## TASK DETAILS
Working from the top of the listing below, retype each line through the line containing "5.95, 6.98, 8.10];", both included, with no pictures.
[start INFORMATION PROVIDED]
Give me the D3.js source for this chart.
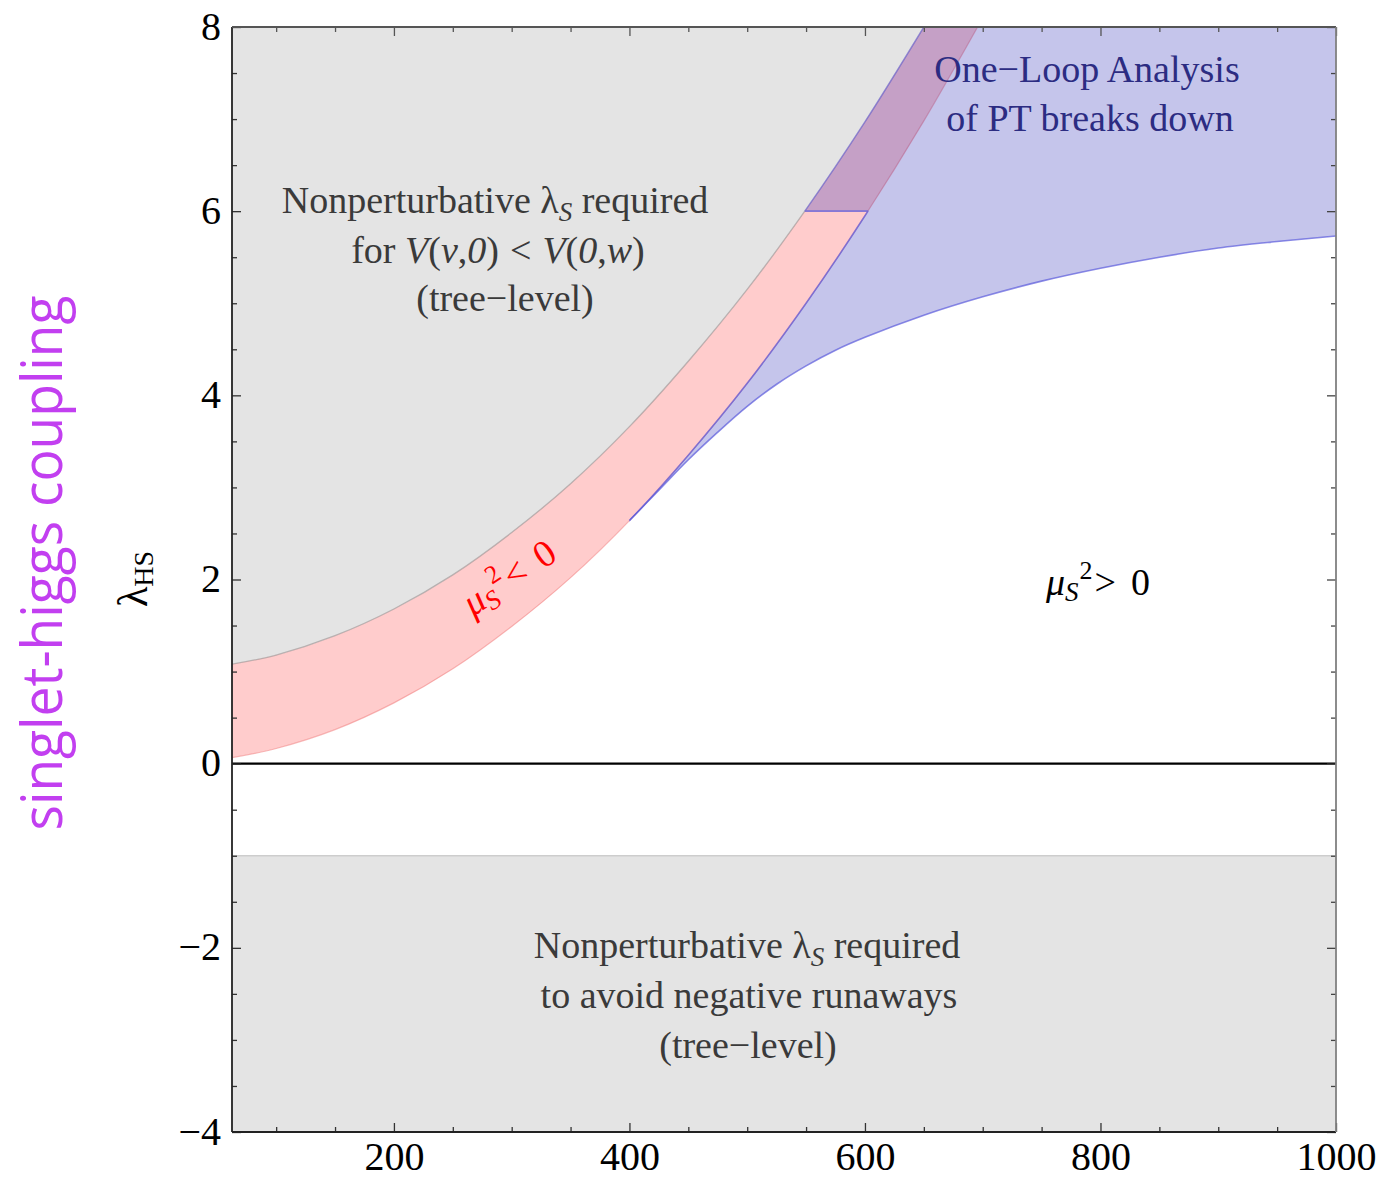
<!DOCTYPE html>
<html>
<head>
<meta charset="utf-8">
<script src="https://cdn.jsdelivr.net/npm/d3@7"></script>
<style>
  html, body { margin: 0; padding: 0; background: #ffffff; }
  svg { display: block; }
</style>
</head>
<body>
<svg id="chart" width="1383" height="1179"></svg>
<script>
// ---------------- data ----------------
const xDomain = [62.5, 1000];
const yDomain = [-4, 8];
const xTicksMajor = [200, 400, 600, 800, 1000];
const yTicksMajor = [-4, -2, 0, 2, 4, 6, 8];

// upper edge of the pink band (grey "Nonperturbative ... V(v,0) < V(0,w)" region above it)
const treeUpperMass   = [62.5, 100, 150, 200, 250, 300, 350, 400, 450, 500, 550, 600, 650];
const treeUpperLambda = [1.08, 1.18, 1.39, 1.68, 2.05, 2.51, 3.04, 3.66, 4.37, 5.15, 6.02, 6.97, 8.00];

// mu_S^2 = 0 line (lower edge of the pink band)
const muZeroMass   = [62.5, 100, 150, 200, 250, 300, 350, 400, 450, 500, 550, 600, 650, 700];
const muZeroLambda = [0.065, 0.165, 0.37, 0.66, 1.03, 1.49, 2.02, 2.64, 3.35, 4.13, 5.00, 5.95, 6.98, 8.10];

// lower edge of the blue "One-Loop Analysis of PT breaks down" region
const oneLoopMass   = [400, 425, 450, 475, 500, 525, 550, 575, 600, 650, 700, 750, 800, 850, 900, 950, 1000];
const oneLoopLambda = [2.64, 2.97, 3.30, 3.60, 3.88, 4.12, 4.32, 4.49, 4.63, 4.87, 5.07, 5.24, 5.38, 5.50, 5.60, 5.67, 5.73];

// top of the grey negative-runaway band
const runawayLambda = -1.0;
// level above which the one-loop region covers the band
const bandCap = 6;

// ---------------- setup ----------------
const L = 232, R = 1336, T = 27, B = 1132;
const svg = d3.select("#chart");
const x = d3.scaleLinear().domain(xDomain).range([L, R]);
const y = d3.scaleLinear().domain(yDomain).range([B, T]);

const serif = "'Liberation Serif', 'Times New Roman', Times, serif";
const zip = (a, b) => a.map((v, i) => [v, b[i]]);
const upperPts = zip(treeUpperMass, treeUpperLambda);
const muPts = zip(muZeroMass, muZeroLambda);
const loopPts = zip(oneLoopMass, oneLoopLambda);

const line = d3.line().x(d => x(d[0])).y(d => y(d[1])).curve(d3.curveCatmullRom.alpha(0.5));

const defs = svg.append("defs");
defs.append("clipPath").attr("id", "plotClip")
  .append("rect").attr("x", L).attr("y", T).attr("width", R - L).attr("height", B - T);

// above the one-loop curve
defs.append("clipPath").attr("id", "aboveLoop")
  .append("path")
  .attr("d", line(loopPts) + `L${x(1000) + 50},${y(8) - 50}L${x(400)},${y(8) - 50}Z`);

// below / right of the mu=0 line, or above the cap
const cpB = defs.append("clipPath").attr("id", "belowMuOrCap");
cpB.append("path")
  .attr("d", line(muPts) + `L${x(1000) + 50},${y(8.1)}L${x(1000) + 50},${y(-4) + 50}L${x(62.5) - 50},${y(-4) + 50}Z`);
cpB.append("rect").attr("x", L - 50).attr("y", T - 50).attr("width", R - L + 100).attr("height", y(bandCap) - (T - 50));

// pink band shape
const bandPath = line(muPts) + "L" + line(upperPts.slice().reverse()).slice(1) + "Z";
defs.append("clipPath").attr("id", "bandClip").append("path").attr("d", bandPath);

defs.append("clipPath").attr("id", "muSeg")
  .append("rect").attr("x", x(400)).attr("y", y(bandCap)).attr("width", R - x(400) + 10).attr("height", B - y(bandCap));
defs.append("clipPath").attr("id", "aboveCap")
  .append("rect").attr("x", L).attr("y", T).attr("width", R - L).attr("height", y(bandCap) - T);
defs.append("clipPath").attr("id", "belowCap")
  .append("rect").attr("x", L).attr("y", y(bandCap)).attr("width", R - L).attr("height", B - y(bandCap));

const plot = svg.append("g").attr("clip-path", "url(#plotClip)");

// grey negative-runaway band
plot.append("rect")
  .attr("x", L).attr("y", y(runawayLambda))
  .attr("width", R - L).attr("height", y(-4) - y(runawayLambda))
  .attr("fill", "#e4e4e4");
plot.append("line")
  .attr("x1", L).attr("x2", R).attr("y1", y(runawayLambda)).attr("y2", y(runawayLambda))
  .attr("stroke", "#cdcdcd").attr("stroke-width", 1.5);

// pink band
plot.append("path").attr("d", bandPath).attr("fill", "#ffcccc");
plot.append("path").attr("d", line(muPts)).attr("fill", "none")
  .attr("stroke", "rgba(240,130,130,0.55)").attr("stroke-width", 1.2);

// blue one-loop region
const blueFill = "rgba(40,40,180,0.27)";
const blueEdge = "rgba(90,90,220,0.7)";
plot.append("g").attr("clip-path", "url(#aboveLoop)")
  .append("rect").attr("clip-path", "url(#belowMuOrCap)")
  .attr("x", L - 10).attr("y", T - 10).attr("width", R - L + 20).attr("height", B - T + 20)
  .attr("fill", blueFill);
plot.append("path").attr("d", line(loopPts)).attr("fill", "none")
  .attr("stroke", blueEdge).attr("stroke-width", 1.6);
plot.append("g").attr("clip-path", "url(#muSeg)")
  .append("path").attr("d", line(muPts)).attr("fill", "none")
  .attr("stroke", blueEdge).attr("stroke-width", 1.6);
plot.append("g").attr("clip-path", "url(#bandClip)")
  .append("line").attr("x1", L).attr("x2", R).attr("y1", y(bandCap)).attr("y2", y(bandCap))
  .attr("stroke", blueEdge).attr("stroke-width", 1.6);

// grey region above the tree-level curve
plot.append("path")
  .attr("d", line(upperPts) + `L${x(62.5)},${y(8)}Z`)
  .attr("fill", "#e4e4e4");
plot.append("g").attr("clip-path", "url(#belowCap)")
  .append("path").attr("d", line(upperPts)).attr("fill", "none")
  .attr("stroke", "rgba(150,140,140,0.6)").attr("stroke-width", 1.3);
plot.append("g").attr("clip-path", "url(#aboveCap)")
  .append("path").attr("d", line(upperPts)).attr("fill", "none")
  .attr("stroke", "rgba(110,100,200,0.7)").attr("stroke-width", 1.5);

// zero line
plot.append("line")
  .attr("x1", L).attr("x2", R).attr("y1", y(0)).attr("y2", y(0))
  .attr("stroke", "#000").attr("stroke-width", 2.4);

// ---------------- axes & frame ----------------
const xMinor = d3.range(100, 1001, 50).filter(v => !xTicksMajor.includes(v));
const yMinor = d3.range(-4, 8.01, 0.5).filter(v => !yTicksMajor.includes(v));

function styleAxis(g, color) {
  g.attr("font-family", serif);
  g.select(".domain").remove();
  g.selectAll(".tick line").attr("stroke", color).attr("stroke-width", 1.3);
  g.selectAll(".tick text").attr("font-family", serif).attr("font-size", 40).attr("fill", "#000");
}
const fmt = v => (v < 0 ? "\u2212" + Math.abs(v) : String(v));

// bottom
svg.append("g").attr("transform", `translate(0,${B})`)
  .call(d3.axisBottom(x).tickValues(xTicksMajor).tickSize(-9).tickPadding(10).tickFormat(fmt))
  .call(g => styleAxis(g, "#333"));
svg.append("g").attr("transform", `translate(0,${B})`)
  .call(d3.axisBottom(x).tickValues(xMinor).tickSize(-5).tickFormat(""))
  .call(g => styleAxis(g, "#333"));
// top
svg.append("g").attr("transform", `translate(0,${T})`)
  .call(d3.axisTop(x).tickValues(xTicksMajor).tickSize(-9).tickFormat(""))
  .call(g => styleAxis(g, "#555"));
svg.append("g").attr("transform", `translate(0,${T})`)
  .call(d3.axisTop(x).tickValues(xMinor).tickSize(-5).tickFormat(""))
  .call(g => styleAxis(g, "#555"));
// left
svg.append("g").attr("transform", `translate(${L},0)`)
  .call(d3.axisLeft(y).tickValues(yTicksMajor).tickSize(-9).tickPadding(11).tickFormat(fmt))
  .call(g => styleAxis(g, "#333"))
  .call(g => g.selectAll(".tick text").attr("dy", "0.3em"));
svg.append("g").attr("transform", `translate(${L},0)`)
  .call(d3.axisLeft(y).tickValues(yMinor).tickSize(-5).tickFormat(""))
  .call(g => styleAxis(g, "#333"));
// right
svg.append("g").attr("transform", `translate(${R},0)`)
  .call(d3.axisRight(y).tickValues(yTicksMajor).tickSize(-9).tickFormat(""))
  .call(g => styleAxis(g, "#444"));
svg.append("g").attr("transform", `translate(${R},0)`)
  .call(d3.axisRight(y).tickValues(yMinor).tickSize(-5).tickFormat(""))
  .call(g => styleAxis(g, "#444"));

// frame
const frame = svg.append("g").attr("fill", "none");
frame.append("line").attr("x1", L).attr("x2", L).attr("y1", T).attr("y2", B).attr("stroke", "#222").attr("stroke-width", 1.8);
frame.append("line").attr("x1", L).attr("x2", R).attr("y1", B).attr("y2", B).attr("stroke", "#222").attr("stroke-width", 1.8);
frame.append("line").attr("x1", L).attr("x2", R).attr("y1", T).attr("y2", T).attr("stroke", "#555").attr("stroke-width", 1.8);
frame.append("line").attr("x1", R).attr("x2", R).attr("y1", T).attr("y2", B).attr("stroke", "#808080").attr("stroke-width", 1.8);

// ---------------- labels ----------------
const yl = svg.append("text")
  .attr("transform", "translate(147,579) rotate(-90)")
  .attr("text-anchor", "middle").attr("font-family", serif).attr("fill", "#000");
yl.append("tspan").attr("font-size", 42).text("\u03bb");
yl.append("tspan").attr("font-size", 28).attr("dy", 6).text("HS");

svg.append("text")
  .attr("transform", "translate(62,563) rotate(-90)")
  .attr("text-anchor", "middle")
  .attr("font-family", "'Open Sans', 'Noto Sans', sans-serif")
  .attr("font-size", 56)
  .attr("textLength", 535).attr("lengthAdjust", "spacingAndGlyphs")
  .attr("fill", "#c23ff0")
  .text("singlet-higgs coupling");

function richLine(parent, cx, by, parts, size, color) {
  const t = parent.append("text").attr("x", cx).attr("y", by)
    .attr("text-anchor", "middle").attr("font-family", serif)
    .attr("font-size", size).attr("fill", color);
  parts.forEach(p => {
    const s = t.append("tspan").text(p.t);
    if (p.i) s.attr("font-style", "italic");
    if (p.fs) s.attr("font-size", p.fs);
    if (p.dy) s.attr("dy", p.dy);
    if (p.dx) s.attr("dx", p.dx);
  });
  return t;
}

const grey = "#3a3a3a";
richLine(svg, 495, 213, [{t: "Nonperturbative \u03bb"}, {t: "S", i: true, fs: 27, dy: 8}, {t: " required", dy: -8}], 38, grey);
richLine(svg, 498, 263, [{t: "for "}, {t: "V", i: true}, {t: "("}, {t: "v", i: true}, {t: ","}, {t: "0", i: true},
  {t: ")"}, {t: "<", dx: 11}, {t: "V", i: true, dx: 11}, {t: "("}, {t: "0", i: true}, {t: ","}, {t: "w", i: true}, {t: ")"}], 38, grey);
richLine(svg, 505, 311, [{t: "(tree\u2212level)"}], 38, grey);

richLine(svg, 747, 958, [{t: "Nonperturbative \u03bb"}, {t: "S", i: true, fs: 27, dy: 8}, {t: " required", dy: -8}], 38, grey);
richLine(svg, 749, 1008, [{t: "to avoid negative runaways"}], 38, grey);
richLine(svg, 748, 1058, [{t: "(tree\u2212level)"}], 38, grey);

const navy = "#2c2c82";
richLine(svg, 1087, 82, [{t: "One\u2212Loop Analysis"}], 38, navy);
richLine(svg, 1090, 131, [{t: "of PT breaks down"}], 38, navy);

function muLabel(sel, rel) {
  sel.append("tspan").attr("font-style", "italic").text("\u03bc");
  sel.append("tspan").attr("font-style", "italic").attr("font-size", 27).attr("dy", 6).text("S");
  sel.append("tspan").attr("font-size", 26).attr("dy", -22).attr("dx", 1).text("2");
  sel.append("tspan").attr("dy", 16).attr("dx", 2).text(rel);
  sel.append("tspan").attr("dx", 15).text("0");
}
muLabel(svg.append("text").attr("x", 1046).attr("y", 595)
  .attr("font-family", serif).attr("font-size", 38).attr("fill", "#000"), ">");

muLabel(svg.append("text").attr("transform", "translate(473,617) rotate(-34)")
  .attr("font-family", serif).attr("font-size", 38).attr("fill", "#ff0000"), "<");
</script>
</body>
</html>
[end INFORMATION PROVIDED]
## RESULT
Give me the D3.js source for this chart.
<!DOCTYPE html>
<html>
<head>
<meta charset="utf-8">
<script src="https://cdn.jsdelivr.net/npm/d3@7"></script>
<style>
  html, body { margin: 0; padding: 0; background: #ffffff; }
  svg { display: block; }
</style>
</head>
<body>
<svg id="chart" width="1383" height="1179"></svg>
<script>
// ---------------- data ----------------
const xDomain = [62.5, 1000];
const yDomain = [-4, 8];
const xTicksMajor = [200, 400, 600, 800, 1000];
const yTicksMajor = [-4, -2, 0, 2, 4, 6, 8];

// upper edge of the pink band (grey "Nonperturbative ... V(v,0) < V(0,w)" region above it)
const treeUpperMass   = [62.5, 100, 150, 200, 250, 300, 350, 400, 450, 500, 550, 600, 650];
const treeUpperLambda = [1.08, 1.18, 1.39, 1.68, 2.05, 2.51, 3.04, 3.66, 4.37, 5.15, 6.02, 6.97, 8.00];

// mu_S^2 = 0 line (lower edge of the pink band)
const muZeroMass   = [62.5, 100, 150, 200, 250, 300, 350, 400, 450, 500, 550, 600, 650, 700];
const muZeroLambda = [0.065, 0.165, 0.37, 0.66, 1.03, 1.49, 2.02, 2.64, 3.35, 4.13, 5.00, 5.95, 6.98, 8.10];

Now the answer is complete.